This experimental disc seems to be the brainchild of the Belgian-Québécois recorder virtuoso
Matthias Maute, who wrote the notes and composed most of the new music contained herein. The album is noteworthy for not sounding like anything else ever recorded, but it has a bit too many things going on.
Maute proposes a "dialogue entre l'Europe et l'Amérique" -- a dialogue between Europe and the Americas, and his program consists of Baroque and Renaissance European works for two recorders along with newly composed material drawing on North American styles.
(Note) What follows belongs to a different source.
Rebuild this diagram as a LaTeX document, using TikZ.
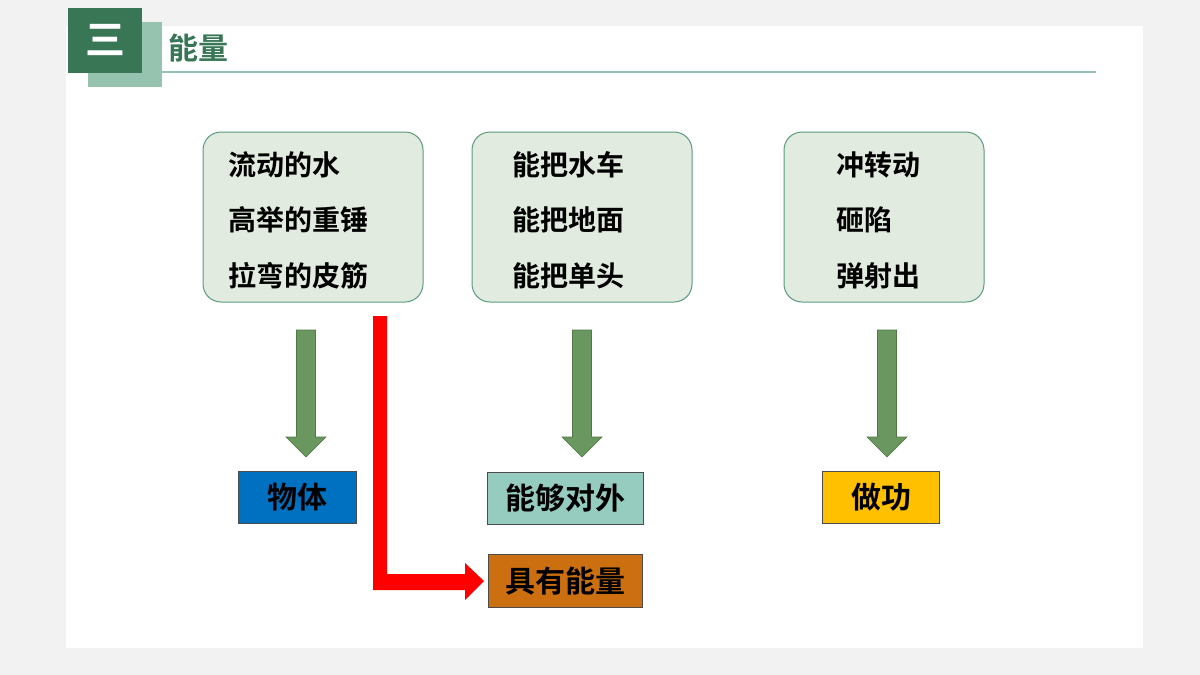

Maute seems to have started out with the common idea that Baroque music shares a common spirit with jazz -- an idea that becomes less and less appealing as one examines it more closely and realizes the ways in which jazz is fundamentally underpinned by an African aesthetic. His duo-recorder jazz-inflected works like the three-part suite It's Summertime and Bixler Beat seem like uncomfortable mixtures of discordant elements. But
Maute broadens his idea beyond the Baroque-jazz equation to the expansion of the recorder duo's traditional role in teaching music, and here he is very successful. He reaches back to a few Renaissance works such as Thomas Morley's La Girondola, and proceeds through Baroque pieces (
Purcell's Chaconne for two flutes on a ground) to works of his own composition that extend Baroque and Renaissance languages in the direction of considerable virtuosity. Hear his disc-opening La petite étude, and you just may be snared for the rest of the disc. His neo-Baroque Sonate en trio (Trio Sonata, tracks 18-21) is likewise a lot of fun, and he and recorder player Sophie Larivière execute everything cleanly and elegantly. Also of interest is How I Love You, Sweet Follia (there is no text), based on the "La Follia" pattern that served as a basis for numerous Baroque pieces including a towering
Corelli variation set. This disc is one of those that does not accomplish everything it sets out to do, but wanders into new and interesting avenues along the way.